My life is one long chain of times where I did something that I thought was weird and it went great, and times when I tried not to be weird and it went awful. Two things I hold in high value are self-knowledge, and overcoming fear. “Do the weirdest thing that feels right” is a way to immediately see where I’m afraid, and to better understand myself.
I plan to write about this a lot more, but I’m sharing it here because it’s been so useful for me already in just a week. It helped me short-circuit the culture war hamster wheels I found myself on after scrolling social media. It helped me decide which workout and diet to do. It helped me plan activities with friends. And it helped me decide that I should write this essay.
Because while I do want to write more about book people, the right people will appreciate that this essay is equal parts autobiographical, vulnerable, entertaining, and insightful. And maybe someone will read it, and with an upcoming choice they’ll ask themselves, “what’s the weirdest thing that feels right?” And a world where people are always asking themselves that is one I want to live in.

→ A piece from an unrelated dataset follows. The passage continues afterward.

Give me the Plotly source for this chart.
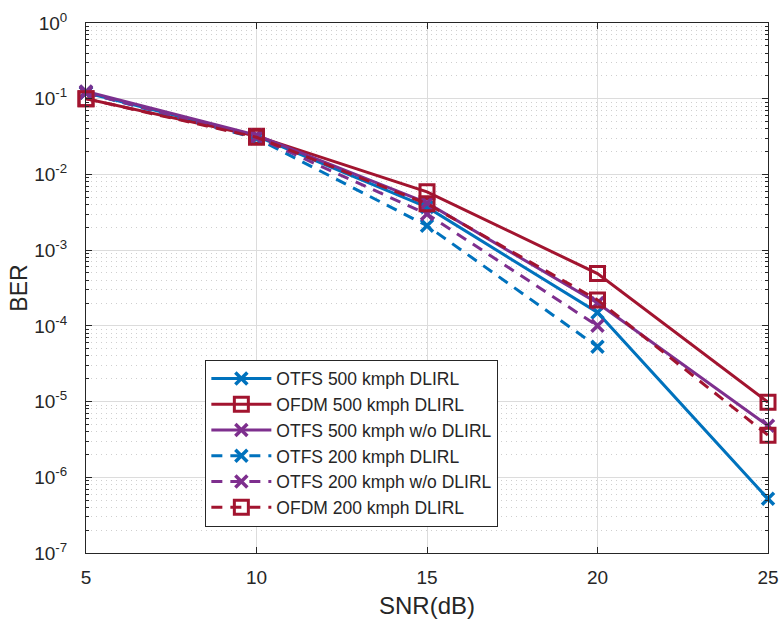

I think we often think there is a status quote or objective "weird" - this essay was a beautiful reminder that "weird" is complex and subjective. I read the line, "Weirdness is a construct that is a stand-in for other people’s expectations." over and over again. If we wrote to fulfill expectation, our writing would assimilate into easily categorized topics. This essay has no category - it is refreshing and juicy, just like oysters :)
I'm so proud of you. You've very talented, but more importantly, you're genuine, to yourself and to others. And that's rare. Like a pearl inside an oyster.